Esse tipo de sistema de voto transfere o poder decisório para os partidos (o que é um grande problema tratando-se de Brasil), podendo beneficiar candidatos com acusações na justiça. Tal lista favoreceria candidatos que aí estão, dificultando a renovação política, tão essencial na atualidade. Tal proposta agrada os três maiores partidos do país (PT, PSDB e PMDB), mesmo que de forma não explícita. Reflita: quantas vezes esses partidos foram eleitos nos últimos quinze anos e qual o resultado dessa política (seja por meio do próprio partido ou de coligações no chamado governo de coalizão). Reflita também o grau de influência desses três grandes nos âmbitos municipais, estaduais e federais e quais os benefícios que a população obteve. Somos reféns de oligarquias políticas e esse ciclo precisa ser quebrado. O voto em lista fechada é só mais uma forma dos atuais políticos obterem seu maior objetivo: a reeleição.

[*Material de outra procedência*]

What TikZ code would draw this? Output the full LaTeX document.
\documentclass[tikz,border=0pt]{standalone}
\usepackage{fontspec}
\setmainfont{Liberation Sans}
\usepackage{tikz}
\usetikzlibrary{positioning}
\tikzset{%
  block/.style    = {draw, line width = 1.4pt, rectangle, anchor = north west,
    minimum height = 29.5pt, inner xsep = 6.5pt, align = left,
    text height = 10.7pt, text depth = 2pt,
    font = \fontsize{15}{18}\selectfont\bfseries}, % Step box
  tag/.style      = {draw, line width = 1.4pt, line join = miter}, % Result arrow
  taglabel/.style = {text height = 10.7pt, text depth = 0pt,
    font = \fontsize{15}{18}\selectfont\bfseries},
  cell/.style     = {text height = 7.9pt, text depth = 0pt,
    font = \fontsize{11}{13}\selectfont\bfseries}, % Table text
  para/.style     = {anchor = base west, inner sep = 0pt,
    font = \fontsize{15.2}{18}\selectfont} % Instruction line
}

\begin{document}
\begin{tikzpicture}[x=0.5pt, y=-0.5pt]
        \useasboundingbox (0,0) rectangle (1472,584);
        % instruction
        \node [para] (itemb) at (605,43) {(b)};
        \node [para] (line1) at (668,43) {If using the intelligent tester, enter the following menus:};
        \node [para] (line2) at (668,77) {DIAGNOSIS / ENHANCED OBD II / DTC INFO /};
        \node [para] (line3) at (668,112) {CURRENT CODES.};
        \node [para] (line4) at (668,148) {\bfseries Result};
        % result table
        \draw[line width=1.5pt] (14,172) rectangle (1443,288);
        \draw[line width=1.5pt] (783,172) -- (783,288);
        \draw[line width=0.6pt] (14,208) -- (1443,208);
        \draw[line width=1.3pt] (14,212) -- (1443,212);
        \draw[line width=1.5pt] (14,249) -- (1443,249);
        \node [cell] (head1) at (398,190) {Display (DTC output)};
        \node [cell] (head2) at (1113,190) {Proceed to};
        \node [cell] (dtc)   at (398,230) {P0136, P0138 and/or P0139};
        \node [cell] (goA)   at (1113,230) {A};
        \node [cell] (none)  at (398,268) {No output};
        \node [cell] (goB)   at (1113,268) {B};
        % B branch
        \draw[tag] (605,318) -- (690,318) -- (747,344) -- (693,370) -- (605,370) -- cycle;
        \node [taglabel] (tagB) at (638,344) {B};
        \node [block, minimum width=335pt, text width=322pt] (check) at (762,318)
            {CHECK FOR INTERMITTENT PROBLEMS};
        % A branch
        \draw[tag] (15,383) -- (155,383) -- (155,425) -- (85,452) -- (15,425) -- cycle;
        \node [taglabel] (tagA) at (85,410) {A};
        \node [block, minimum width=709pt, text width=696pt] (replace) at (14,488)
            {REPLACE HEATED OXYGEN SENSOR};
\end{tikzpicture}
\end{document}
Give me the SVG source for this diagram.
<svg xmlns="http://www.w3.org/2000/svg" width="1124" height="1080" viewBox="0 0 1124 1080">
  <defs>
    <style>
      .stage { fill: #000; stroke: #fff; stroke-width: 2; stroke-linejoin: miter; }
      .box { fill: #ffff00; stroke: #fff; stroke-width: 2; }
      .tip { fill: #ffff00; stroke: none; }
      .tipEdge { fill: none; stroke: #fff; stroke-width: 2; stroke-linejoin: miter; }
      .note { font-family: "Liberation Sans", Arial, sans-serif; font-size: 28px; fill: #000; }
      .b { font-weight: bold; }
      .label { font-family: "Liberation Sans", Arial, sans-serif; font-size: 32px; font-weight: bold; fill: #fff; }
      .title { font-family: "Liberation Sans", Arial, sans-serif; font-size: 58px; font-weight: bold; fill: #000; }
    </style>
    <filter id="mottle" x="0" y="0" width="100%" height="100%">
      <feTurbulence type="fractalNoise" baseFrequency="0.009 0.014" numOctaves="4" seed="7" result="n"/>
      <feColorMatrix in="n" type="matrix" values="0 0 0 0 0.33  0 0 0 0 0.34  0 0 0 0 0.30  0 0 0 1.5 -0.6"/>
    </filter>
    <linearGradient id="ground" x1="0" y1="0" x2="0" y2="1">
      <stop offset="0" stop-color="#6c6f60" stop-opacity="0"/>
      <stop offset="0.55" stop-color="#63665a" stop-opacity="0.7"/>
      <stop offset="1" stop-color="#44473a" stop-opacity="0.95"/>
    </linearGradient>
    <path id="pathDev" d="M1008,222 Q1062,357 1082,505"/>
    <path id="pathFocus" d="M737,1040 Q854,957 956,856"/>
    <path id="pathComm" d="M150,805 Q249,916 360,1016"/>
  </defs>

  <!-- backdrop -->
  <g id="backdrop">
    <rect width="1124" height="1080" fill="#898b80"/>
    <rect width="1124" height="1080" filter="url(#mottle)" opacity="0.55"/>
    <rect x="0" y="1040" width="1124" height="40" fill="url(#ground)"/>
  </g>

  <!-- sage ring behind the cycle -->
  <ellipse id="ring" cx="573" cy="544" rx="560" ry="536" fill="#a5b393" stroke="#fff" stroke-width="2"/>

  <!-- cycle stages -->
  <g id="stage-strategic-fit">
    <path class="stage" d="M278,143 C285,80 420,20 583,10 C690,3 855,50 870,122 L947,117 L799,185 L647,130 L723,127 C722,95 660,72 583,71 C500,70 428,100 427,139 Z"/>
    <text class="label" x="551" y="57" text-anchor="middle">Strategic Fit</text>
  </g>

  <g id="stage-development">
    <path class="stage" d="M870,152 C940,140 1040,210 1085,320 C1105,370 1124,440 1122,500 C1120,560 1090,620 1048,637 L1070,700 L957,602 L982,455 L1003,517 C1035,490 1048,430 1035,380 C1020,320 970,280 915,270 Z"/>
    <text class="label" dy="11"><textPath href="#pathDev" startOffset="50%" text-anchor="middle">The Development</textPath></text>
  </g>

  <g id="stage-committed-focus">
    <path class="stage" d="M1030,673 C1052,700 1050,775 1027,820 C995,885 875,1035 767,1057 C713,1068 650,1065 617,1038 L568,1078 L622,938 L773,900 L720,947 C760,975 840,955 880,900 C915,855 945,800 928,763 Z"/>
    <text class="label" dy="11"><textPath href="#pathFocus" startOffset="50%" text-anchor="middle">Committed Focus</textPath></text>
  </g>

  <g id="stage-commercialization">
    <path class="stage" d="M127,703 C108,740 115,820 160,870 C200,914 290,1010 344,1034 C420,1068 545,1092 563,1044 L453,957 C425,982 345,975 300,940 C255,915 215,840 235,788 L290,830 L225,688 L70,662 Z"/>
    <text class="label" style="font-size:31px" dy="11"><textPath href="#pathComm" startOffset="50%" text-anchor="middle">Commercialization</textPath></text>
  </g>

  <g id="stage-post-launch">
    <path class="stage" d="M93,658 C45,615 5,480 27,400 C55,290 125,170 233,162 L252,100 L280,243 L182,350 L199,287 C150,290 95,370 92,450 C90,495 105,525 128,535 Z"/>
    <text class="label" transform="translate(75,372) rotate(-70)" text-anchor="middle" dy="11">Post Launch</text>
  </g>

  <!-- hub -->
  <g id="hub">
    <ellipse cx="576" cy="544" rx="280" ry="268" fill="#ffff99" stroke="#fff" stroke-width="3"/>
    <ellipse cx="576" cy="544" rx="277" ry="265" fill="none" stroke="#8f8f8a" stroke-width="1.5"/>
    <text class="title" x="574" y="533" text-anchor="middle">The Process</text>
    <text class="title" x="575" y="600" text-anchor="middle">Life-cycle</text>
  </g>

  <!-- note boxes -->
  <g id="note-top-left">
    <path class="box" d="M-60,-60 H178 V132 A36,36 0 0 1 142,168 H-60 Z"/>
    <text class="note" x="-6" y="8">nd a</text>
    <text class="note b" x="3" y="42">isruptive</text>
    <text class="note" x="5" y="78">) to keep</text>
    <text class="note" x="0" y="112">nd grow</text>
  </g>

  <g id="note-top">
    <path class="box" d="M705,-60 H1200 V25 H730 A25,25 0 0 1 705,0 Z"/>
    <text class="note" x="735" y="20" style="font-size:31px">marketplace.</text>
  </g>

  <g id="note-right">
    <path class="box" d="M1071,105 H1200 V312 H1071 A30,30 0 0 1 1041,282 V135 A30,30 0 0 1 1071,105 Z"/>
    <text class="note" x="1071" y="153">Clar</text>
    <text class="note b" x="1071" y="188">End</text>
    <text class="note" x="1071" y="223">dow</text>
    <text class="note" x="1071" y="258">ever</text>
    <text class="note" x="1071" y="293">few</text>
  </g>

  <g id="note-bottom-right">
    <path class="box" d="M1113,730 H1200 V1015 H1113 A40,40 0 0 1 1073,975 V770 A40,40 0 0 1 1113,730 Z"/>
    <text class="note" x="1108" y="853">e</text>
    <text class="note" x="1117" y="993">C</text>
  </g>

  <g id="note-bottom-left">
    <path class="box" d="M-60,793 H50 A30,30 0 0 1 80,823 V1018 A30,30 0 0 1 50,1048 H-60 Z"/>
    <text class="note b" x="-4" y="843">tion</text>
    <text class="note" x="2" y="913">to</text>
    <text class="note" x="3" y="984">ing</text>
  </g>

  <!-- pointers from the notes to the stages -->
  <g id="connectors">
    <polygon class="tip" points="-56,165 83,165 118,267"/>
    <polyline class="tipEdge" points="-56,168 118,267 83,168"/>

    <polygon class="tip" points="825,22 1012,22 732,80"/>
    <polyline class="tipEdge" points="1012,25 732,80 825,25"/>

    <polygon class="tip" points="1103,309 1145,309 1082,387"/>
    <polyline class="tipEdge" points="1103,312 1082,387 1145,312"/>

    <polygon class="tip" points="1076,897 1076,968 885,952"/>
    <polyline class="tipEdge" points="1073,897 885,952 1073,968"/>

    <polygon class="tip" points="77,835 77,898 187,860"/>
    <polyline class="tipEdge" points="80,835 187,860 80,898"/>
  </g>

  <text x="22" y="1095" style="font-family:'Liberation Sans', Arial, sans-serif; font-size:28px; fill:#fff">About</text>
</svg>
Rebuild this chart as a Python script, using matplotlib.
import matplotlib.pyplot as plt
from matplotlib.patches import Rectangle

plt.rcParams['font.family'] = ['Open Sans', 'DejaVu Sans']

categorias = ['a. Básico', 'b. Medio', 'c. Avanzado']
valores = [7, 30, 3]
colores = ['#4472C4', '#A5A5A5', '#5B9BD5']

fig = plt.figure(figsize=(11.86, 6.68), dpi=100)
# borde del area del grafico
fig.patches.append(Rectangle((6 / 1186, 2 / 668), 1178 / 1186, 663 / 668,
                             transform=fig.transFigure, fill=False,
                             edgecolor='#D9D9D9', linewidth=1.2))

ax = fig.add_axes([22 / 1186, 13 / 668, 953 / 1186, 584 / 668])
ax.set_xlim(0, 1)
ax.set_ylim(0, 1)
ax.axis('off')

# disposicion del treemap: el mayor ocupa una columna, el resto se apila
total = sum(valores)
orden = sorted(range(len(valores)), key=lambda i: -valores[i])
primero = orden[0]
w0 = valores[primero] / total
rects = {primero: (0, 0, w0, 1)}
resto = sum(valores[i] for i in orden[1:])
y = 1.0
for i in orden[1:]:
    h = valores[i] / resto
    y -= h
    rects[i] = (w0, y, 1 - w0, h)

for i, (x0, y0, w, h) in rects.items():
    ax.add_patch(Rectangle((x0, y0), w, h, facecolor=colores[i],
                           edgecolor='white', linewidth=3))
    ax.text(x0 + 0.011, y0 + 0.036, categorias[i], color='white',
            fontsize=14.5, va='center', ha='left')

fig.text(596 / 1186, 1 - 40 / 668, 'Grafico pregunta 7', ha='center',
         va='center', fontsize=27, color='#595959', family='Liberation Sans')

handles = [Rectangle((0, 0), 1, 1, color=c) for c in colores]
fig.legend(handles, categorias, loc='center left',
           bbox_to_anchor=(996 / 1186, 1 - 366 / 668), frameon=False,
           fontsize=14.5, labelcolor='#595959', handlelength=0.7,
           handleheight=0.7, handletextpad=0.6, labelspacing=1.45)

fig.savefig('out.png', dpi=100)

Não é novidade que carrego um pensamento idealista de uma política democrática (de deliberação, participação e reconhecimento popular), social (com foco no ser humano e não no lucro) e anárquica (sem um poder central ditando as ordens de forma unilateral). Entretanto é preciso compreender que há uma diferença entre idealização e realidade. Dito isso, creio que o voto distrital misto aberto seja o mais adequado para o conceito de democracia representativa que se tem hoje. Nesse tipo de sistema, o eleitor vota no partido (com a lista aberta, previamente divulgada) e no candidato da sua zona distrital. As cadeiras serão divididas: metade é distribuída entre os nomes presentes nas listas dos partidos, enquanto a outra metade vai para distritos. Vale lembrar que mesmo hoje, com o atual sistema de voto proporcional com lista aberta, os cargos são dos partidos e não dos candidatos. Esse tipo de sistema garante maior proximidade entre parlamento e cidadão, levando demandas regionais sem prejudicar as causas minoritárias. Este é o sistema de voto em vigor na Alemanha.
A classe política está acuada, tentando se defender de todas as formas, sem se importar com os efeitos que suas ações terão no futuro. A participação da sociedade civil é fundamental para a construção de um Estado forte e abrangente. Hoje muitos brasileiros não se identificam com os representantes que aí estão, motivo pelo qual muitos desejam sair do país. Estamos cansados de pagar as contas de corruptos e má gestores. A reforma política é sim necessária, mas não da forma que estão tentando fazer, tratando a política como uma pirâmide hierarquizada em que as regras são impostas de cima para baixo.